WHIPPOORWILL.

Unseen in the thicket a lone little bird
Cries over and over the sorrowful word,
Till the children, whose sweet lisping prayers have been said,
Turn over, half waking, and call from their bed,
"Do make that bird stop calling down from the hill
His mournful old story, Whip, whip, oh! poor Will."
What could Will have done in the days long ago
That this bird's great-grandfather hated him so?
Did he rifle a nest, did he climb up a tree,
Did he meddle where he had no business to be?—
When we find out, dear children, what 'twas Katy did,
The secret with those funny wood gossips hid,
We are likely, and not before then, to discover
The rune that the poor little songster runs over,
Who, hour by hour, up there on the hill,
Calls mournfully, urgently, Oh! whip poor Will.


MODERN WHALING.

It is natural enough that the Norwegians should be the most expert people in capturing whales. They live in their cold country up near the best whaling-grounds in the world, except, perhaps, the regions about the northern part of Alaska. For centuries the old Norsemen have been good whalers and famous at throwing the harpoon, but it was left for a famous, perhaps the most famous, whaler the world has known to discover a weapon which made the old hand-thrown harpoon a back number. The man was a Norwegian called Svend Foyn, and an account of his life would make an interesting and exciting story of adventures, escapes, dangers, and finally riches.

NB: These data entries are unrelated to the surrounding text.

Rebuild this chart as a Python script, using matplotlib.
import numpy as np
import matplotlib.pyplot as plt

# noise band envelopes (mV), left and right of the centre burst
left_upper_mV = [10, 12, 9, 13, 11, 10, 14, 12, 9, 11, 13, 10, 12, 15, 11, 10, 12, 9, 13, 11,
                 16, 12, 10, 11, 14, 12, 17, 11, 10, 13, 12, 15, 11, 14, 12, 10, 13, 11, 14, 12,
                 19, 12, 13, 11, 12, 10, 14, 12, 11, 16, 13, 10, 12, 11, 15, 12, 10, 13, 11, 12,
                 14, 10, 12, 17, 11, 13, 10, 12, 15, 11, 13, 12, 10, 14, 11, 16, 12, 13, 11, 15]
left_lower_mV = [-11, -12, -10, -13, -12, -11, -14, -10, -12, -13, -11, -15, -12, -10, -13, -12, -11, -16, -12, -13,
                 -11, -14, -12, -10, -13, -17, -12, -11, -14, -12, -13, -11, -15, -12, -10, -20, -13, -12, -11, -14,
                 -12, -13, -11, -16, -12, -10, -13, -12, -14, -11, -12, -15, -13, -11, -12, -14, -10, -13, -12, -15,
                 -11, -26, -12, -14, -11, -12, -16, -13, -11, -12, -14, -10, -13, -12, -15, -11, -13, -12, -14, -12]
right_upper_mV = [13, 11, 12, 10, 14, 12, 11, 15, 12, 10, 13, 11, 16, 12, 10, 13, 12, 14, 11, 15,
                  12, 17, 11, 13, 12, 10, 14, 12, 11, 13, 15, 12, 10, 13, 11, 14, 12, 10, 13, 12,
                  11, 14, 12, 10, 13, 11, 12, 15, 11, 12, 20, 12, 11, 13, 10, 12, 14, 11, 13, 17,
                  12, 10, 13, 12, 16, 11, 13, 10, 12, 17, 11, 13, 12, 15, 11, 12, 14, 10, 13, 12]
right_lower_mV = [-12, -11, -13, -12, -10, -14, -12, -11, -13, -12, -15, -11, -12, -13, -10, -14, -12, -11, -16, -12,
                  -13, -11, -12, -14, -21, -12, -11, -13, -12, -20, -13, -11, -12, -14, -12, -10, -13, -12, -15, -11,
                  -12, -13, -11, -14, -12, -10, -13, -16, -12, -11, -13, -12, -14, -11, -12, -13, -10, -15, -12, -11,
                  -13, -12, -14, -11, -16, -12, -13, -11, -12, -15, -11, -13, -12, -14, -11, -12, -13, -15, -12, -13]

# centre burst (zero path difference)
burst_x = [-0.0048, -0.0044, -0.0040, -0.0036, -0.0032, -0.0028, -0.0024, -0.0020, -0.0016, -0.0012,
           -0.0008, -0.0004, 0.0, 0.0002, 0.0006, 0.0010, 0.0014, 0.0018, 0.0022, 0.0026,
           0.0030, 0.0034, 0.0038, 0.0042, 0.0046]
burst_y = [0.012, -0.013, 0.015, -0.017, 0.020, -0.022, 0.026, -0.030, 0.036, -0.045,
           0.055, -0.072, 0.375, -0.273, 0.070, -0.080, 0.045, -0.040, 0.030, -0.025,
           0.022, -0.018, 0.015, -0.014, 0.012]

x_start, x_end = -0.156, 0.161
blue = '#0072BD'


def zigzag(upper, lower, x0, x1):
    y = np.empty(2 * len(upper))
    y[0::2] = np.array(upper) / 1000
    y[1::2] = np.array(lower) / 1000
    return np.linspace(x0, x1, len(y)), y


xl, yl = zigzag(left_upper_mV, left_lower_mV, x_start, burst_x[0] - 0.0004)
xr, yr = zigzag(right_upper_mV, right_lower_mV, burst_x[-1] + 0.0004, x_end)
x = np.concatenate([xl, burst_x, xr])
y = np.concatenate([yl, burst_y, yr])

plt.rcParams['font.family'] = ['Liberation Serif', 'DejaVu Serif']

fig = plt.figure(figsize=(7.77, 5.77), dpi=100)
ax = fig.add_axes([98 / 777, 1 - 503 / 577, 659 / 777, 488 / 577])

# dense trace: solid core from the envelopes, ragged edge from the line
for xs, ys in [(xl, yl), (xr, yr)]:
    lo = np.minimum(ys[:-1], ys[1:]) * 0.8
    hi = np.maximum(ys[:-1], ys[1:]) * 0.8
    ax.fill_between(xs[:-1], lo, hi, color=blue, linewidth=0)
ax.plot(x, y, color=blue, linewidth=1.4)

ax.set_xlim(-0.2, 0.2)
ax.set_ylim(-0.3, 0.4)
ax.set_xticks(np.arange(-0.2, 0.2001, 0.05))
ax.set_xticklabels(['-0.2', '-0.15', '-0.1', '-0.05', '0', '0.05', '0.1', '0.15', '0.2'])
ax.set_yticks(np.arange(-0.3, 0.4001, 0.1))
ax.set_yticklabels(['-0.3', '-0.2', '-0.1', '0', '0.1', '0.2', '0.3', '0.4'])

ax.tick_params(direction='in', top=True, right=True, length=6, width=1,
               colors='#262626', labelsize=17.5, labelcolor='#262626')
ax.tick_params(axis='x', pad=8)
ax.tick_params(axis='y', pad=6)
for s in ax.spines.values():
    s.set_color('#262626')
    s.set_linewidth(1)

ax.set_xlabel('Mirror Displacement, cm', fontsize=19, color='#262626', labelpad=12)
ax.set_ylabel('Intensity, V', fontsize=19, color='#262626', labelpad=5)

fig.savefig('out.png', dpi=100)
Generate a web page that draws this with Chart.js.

Old Svend, who died not long ago at an advanced age, was a cabin-boy when he was eleven years old, and did not have enough money to keep him ashore a month. He used to sail in different kinds of vessels in his early days, keeping his eyes open, and watching to learn what there was for a cabin-boy to learn. This was in 1820. Gradually, as he grew older, he began to save a few krone here and there, and when he came ashore after a long trip he would take as much of his wages as he could possibly spare and put them in the bank at home in Jönsberg. But it was slow work, and he was little more than a cabin-boy in 1845, except that he was thirty-six years old and had a neat little sum in the bank. Then the idea came to him to buy a little vessel of his own, and try to make for himself the profits he saw others making out of his own and other men's services.

He scraped together all he had or could raise, and bought a brig, and in a very short time he had made a big catch of seals in the north, and had $20,000 in the bank, besides the brig in the water. Svend seems to have had all the shrewdness for which Norwegians have long been famous, and much of the daring and self-reliance of the same great race. For he started in 1863, with a little steamer which he had bought, to the whaling-grounds, and tried to harpoon whales.

This did not seem to succeed very well, and he made up his mind that spearing whales with a harpoon thrown by the hand of man was a doubtful thing. He went to work, therefore, to think of something more powerful and more certain in its aim than a man's arm, with the result that he invented a harpoon which was fired from a gun, and which carried along with it a shell that exploded inside the whale's vitals and almost invariably killed it at once. This harpoon-gun is now used all over the world, and has made whaling a wonderfully profitable business.